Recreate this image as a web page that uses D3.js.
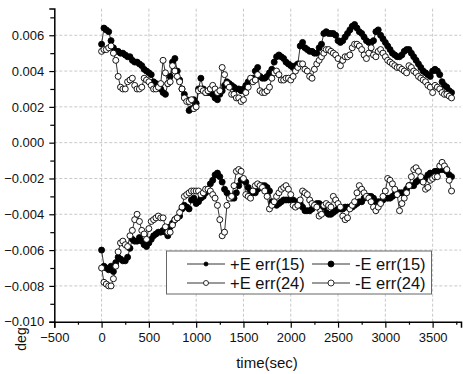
<!DOCTYPE html>
<html>
<head>
<meta charset="utf-8">
<script src="https://cdn.jsdelivr.net/npm/d3@7"></script>
<style>
  body { margin: 0; background: #fff; }
  svg { display: block; font-family: Arial, "Liberation Sans", sans-serif; }
</style>
</head>
<body>
<div id="chart"></div>
<script>
// sample times (sec)
const times = [
  0, 25, 50, 75, 100, 125, 150, 175, 200, 225,
  250, 275, 300, 325, 350, 375, 400, 425, 450, 475,
  500, 525, 550, 575, 600, 625, 650, 675, 700, 725,
  750, 775, 800, 825, 850, 875, 900, 925, 950, 975,
  1000, 1025, 1050, 1075, 1100, 1125, 1150, 1175, 1200, 1225,
  1250, 1275, 1300, 1325, 1350, 1375, 1400, 1425, 1450, 1475,
  1500, 1525, 1550, 1575, 1600, 1625, 1650, 1675, 1700, 1725,
  1750, 1775, 1800, 1825, 1850, 1875, 1900, 1925, 1950, 1975,
  2000, 2025, 2050, 2075, 2100, 2125, 2150, 2175, 2200, 2225,
  2250, 2275, 2300, 2325, 2350, 2375, 2400, 2425, 2450, 2475,
  2500, 2525, 2550, 2575, 2600, 2625, 2650, 2675, 2700, 2725,
  2750, 2775, 2800, 2825, 2850, 2875, 2900, 2925, 2950, 2975,
  3000, 3025, 3050, 3075, 3100, 3125, 3150, 3175, 3200, 3225,
  3250, 3275, 3300, 3325, 3350, 3375, 3400, 3425, 3450, 3475,
  3500, 3525, 3550, 3575, 3600, 3625, 3650, 3675, 3700
];

const plusErr15 = [
  0.0055, 0.0064, 0.0063, 0.0062, 0.0057, 0.0053, 0.0051, 0.0051, 0.0050, 0.0050,
  0.0049, 0.0048, 0.0048, 0.0046, 0.0045, 0.0045, 0.0044, 0.0043, 0.0041, 0.0040,
  0.0039, 0.0038, 0.0034, 0.0033, 0.0031, 0.0030, 0.0028, 0.0027, 0.0033, 0.0037,
  0.0045, 0.0047, 0.0040, 0.0035, 0.0030, 0.0027, 0.0024, 0.0018, 0.0019, 0.0024,
  0.0022, 0.0030, 0.0036, 0.0030, 0.0028, 0.0028, 0.0028, 0.0027, 0.0025, 0.0024,
  0.0027, 0.0029, 0.0032, 0.0034, 0.0033, 0.0032, 0.0031, 0.0030, 0.0030, 0.0029,
  0.0030, 0.0032, 0.0034, 0.0035, 0.0036, 0.0040, 0.0042, 0.0037, 0.0036, 0.0036,
  0.0037, 0.0039, 0.0041, 0.0045, 0.0048, 0.0049, 0.0048, 0.0047, 0.0045, 0.0044,
  0.0043, 0.0042, 0.0043, 0.0044, 0.0054, 0.0056, 0.0053, 0.0052, 0.0051, 0.0051,
  0.0050, 0.0050, 0.0053, 0.0055, 0.0061, 0.0062, 0.0061, 0.0061, 0.0061, 0.0060,
  0.0057, 0.0056, 0.0057, 0.0059, 0.0061, 0.0063, 0.0065, 0.0066, 0.0064, 0.0062,
  0.0061, 0.0059, 0.0057, 0.0056, 0.0056, 0.0057, 0.0062, 0.0063, 0.0060, 0.0058,
  0.0056, 0.0054, 0.0052, 0.0050, 0.0049, 0.0048, 0.0048, 0.0049, 0.0051, 0.0052,
  0.0052, 0.0050, 0.0048, 0.0046, 0.0044, 0.0042, 0.0040, 0.0039, 0.0038, 0.0037,
  0.0040, 0.0041, 0.0040, 0.0038, 0.0034, 0.0032, 0.0031, 0.0029, 0.0028
];

const minusErr15 = [
  -0.0060, -0.0069, -0.0070, -0.0071, -0.0069, -0.0072, -0.0067, -0.0064, -0.0065, -0.0066,
  -0.0066, -0.0064, -0.0059, -0.0054, -0.0055, -0.0055, -0.0053, -0.0055, -0.0057, -0.0058,
  -0.0056, -0.0054, -0.0052, -0.0051, -0.0050, -0.0050, -0.0049, -0.0050, -0.0052, -0.0047,
  -0.0045, -0.0043, -0.0042, -0.0041, -0.0037, -0.0035, -0.0036, -0.0037, -0.0032, -0.0031,
  -0.0034, -0.0033, -0.0031, -0.0030, -0.0028, -0.0026, -0.0023, -0.0021, -0.0018, -0.0017,
  -0.0019, -0.0022, -0.0026, -0.0028, -0.0030, -0.0031, -0.0031, -0.0028, -0.0024, -0.0021,
  -0.0021, -0.0022, -0.0025, -0.0027, -0.0028, -0.0028, -0.0026, -0.0025, -0.0024, -0.0024,
  -0.0025, -0.0027, -0.0033, -0.0034, -0.0035, -0.0034, -0.0033, -0.0032, -0.0032, -0.0032,
  -0.0032, -0.0032, -0.0033, -0.0033, -0.0034, -0.0036, -0.0038, -0.0038, -0.0038, -0.0037,
  -0.0035, -0.0034, -0.0034, -0.0035, -0.0036, -0.0039, -0.0040, -0.0040, -0.0039, -0.0038,
  -0.0037, -0.0037, -0.0037, -0.0036, -0.0036, -0.0036, -0.0036, -0.0035, -0.0034, -0.0033,
  -0.0033, -0.0031, -0.0030, -0.0030, -0.0030, -0.0031, -0.0033, -0.0033, -0.0033, -0.0032,
  -0.0031, -0.0031, -0.0031, -0.0030, -0.0029, -0.0028, -0.0028, -0.0028, -0.0028, -0.0026,
  -0.0024, -0.0024, -0.0024, -0.0022, -0.0021, -0.0021, -0.0021, -0.0020, -0.0018, -0.0017,
  -0.0017, -0.0016, -0.0016, -0.0015, -0.0015, -0.0015, -0.0016, -0.0018, -0.0019
];

const plusErr24 = [
  0.0051, 0.0052, 0.0052, 0.0053, 0.0054, 0.0050, 0.0046, 0.0037, 0.0031, 0.0030,
  0.0030, 0.0034, 0.0035, 0.0036, 0.0032, 0.0030, 0.0030, 0.0031, 0.0036, 0.0035,
  0.0034, 0.0032, 0.0030, 0.0030, 0.0031, 0.0033, 0.0046, 0.0039, 0.0033, 0.0034,
  0.0043, 0.0040, 0.0037, 0.0034, 0.0030, 0.0025, 0.0023, 0.0023, 0.0024, 0.0019,
  0.0020, 0.0029, 0.0030, 0.0029, 0.0028, 0.0029, 0.0030, 0.0032, 0.0030, 0.0028,
  0.0029, 0.0042, 0.0038, 0.0033, 0.0031, 0.0027, 0.0027, 0.0025, 0.0025, 0.0023,
  0.0024, 0.0028, 0.0031, 0.0036, 0.0034, 0.0035, 0.0038, 0.0029, 0.0028, 0.0028,
  0.0029, 0.0031, 0.0036, 0.0039, 0.0040, 0.0038, 0.0035, 0.0035, 0.0036, 0.0036,
  0.0035, 0.0037, 0.0040, 0.0042, 0.0044, 0.0044, 0.0041, 0.0040, 0.0037, 0.0036,
  0.0041, 0.0044, 0.0046, 0.0048, 0.0050, 0.0052, 0.0052, 0.0051, 0.0050, 0.0049,
  0.0047, 0.0043, 0.0046, 0.0048, 0.0048, 0.0049, 0.0053, 0.0055, 0.0055, 0.0054,
  0.0052, 0.0049, 0.0047, 0.0050, 0.0053, 0.0049, 0.0048, 0.0051, 0.0052, 0.0050,
  0.0048, 0.0046, 0.0045, 0.0044, 0.0043, 0.0042, 0.0042, 0.0041, 0.0040, 0.0039,
  0.0043, 0.0042, 0.0040, 0.0039, 0.0037, 0.0036, 0.0035, 0.0034, 0.0032, 0.0031,
  0.0028, 0.0032, 0.0031, 0.0030, 0.0028, 0.0027, 0.0027, 0.0026, 0.0025
];

const minusErr24 = [
  -0.0070, -0.0078, -0.0079, -0.0080, -0.0080, -0.0076, -0.0069, -0.0061, -0.0056, -0.0055,
  -0.0057, -0.0058, -0.0052, -0.0049, -0.0043, -0.0040, -0.0044, -0.0049, -0.0051, -0.0054,
  -0.0048, -0.0044, -0.0043, -0.0042, -0.0041, -0.0042, -0.0042, -0.0047, -0.0050, -0.0050,
  -0.0046, -0.0043, -0.0042, -0.0039, -0.0036, -0.0030, -0.0029, -0.0028, -0.0027, -0.0027,
  -0.0027, -0.0027, -0.0029, -0.0028, -0.0026, -0.0026, -0.0027, -0.0029, -0.0031, -0.0035,
  -0.0043, -0.0052, -0.0050, -0.0035, -0.0031, -0.0030, -0.0024, -0.0016, -0.0015, -0.0016,
  -0.0020, -0.0029, -0.0030, -0.0031, -0.0027, -0.0024, -0.0023, -0.0024, -0.0025, -0.0027,
  -0.0030, -0.0037, -0.0035, -0.0033, -0.0030, -0.0028, -0.0026, -0.0025, -0.0024, -0.0026,
  -0.0029, -0.0035, -0.0036, -0.0035, -0.0032, -0.0027, -0.0028, -0.0029, -0.0032, -0.0034,
  -0.0035, -0.0036, -0.0041, -0.0040, -0.0035, -0.0034, -0.0035, -0.0036, -0.0030, -0.0032,
  -0.0034, -0.0036, -0.0041, -0.0043, -0.0042, -0.0037, -0.0035, -0.0033, -0.0028, -0.0024,
  -0.0026, -0.0028, -0.0030, -0.0031, -0.0033, -0.0036, -0.0038, -0.0036, -0.0034, -0.0030,
  -0.0027, -0.0020, -0.0021, -0.0023, -0.0026, -0.0029, -0.0038, -0.0034, -0.0031, -0.0028,
  -0.0024, -0.0019, -0.0015, -0.0014, -0.0016, -0.0019, -0.0022, -0.0026, -0.0025, -0.0021,
  -0.0020, -0.0019, -0.0019, -0.0013, -0.0011, -0.0013, -0.0015, -0.0021, -0.0027
];

const seriesNames = ['+E err(15)', '-E err(15)', '+E err(24)', '-E err(24)'];

const xTickValues = [-500, 0, 500, 1000, 1500, 2000, 2500, 3000, 3500];
const yTickValues = [-0.010, -0.008, -0.006, -0.004, -0.002, 0.000, 0.002, 0.004, 0.006];

const W = 463, H = 374;

const svg = d3.select('#chart')
  .append('svg')
  .attr('width', W)
  .attr('height', H);

const x = d3.scaleLinear().domain([-500, 3800]).range([54.3, 461]);
const y = d3.scaleLinear().domain([-0.010, 0.0075]).range([321.7, 8.4]);

// --- Grid ---
const grid = svg.append('g').attr('class', 'grid')
  .attr('stroke', '#c8c8c8')
  .attr('stroke-width', 1)
  .attr('stroke-dasharray', '3,2');

grid.selectAll('.gx')
  .data(xTickValues.filter(d => d > -500))
  .enter().append('line')
  .attr('x1', d => x(d)).attr('x2', d => x(d))
  .attr('y1', y.range()[0]).attr('y2', y.range()[1]);

grid.selectAll('.gy')
  .data(yTickValues.filter(d => d > -0.010))
  .enter().append('line')
  .attr('x1', x.range()[0]).attr('x2', x.range()[1])
  .attr('y1', d => y(d)).attr('y2', d => y(d));

// --- Series ---
const series = [
  { name: seriesNames[0], values: plusErr15, fill: '#000', legendR: 2 },
  { name: seriesNames[1], values: minusErr15, fill: '#000', legendR: 3 },
  { name: seriesNames[2], values: plusErr24, fill: '#fff', legendR: 2.5 },
  { name: seriesNames[3], values: minusErr24, fill: '#fff', legendR: 3 }
];

const line = d3.line()
  .x(d => x(d[0]))
  .y(d => y(d[1]));

series.forEach(s => {
  const pts = times.map((t, i) => [t, s.values[i]]);
  const g = svg.append('g').attr('class', 'series');

  g.append('path')
    .datum(pts)
    .attr('fill', 'none')
    .attr('stroke', '#000')
    .attr('stroke-width', 0.8)
    .attr('d', line);

  g.selectAll('circle')
    .data(pts)
    .enter().append('circle')
    .attr('cx', d => x(d[0]))
    .attr('cy', d => y(d[1]))
    .attr('r', 3)
    .attr('fill', s.fill)
    .attr('stroke', '#000')
    .attr('stroke-width', 0.9);
});

// --- Axes ---
const fmtY = d3.format('.3f');

const xAxis = svg.append('g')
  .attr('transform', `translate(0,${y.range()[0]})`)
  .call(d3.axisBottom(x).tickValues(xTickValues).tickSize(6).tickPadding(5).tickFormat(d3.format('d')));

svg.append('g')
  .attr('class', 'minor')
  .attr('transform', `translate(0,${y.range()[0]})`)
  .call(d3.axisBottom(x).tickValues(d3.range(-250, 3800, 500)).tickSize(3).tickFormat(''))
  .call(g => g.select('.domain').remove());

const yAxis = svg.append('g')
  .attr('transform', `translate(${x.range()[0]},0)`)
  .call(d3.axisLeft(y).tickValues(yTickValues).tickSize(5).tickPadding(5).tickFormat(fmtY));

svg.append('g')
  .attr('class', 'minor')
  .attr('transform', `translate(${x.range()[0]},0)`)
  .call(d3.axisLeft(y).tickValues([-0.009, -0.007, -0.005, -0.003, -0.001, 0.001, 0.003, 0.005, 0.007]).tickSize(4).tickFormat(''))
  .call(g => g.select('.domain').remove());

[xAxis, yAxis].forEach(a => {
  a.select('.domain').attr('stroke', '#000').attr('stroke-width', 1.5);
  a.selectAll('.tick line').attr('stroke', '#000').attr('stroke-width', 1.2);
  a.selectAll('.tick text')
    .attr('fill', '#111')
    .style('font-size', '13px')
    .style('font-family', 'Arial, "Liberation Sans", sans-serif');
});
svg.selectAll('.minor .tick line').attr('stroke-width', 1.2);

// --- Axis titles ---
svg.append('text')
  .attr('x', 267)
  .attr('y', 368)
  .attr('text-anchor', 'middle')
  .attr('font-size', '15px')
  .attr('fill', '#111')
  .text('time(sec)');

svg.append('text')
  .attr('transform', 'translate(26,339) rotate(-90)')
  .attr('text-anchor', 'middle')
  .attr('font-size', '14px')
  .attr('fill', '#111')
  .text('deg');

// --- Legend ---
const legend = svg.append('g').attr('class', 'legend');

legend.append('rect')
  .attr('x', 166.5)
  .attr('y', 251)
  .attr('width', 265)
  .attr('height', 43)
  .attr('fill', '#fff')
  .attr('stroke', '#666')
  .attr('stroke-width', 1);

const legendPos = [
  { lx: 187, ty: 264 },
  { lx: 312, ty: 264 },
  { lx: 187, ty: 283 },
  { lx: 312, ty: 283 }
];

series.forEach((s, i) => {
  const p = legendPos[i];
  legend.append('line')
    .attr('x1', p.lx).attr('x2', p.lx + 38)
    .attr('y1', p.ty).attr('y2', p.ty)
    .attr('stroke', '#000')
    .attr('stroke-width', 0.8);
  legend.append('circle')
    .attr('cx', p.lx + 19)
    .attr('cy', p.ty)
    .attr('r', s.legendR)
    .attr('fill', s.fill)
    .attr('stroke', '#000')
    .attr('stroke-width', 0.8);
  legend.append('text')
    .attr('x', p.lx + 43)
    .attr('y', p.ty)
    .attr('dy', '0.35em')
    .attr('font-size', '16.5px')
    .attr('fill', '#111')
    .text(s.name);
});
</script>
</body>
</html>
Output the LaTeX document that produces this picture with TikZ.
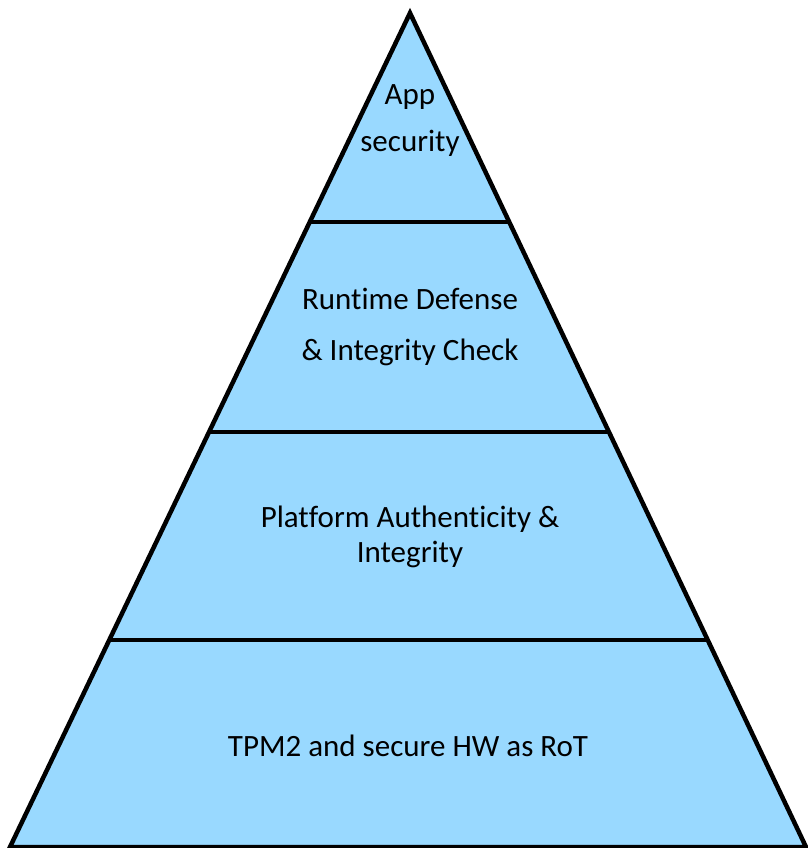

- What needs to be done -
From the data above, copy each line where the string "that" appears.

- Answer to the exercise -
Recreate this image as a web page that uses D3.js.
Output the LaTeX document that produces this picture with TikZ.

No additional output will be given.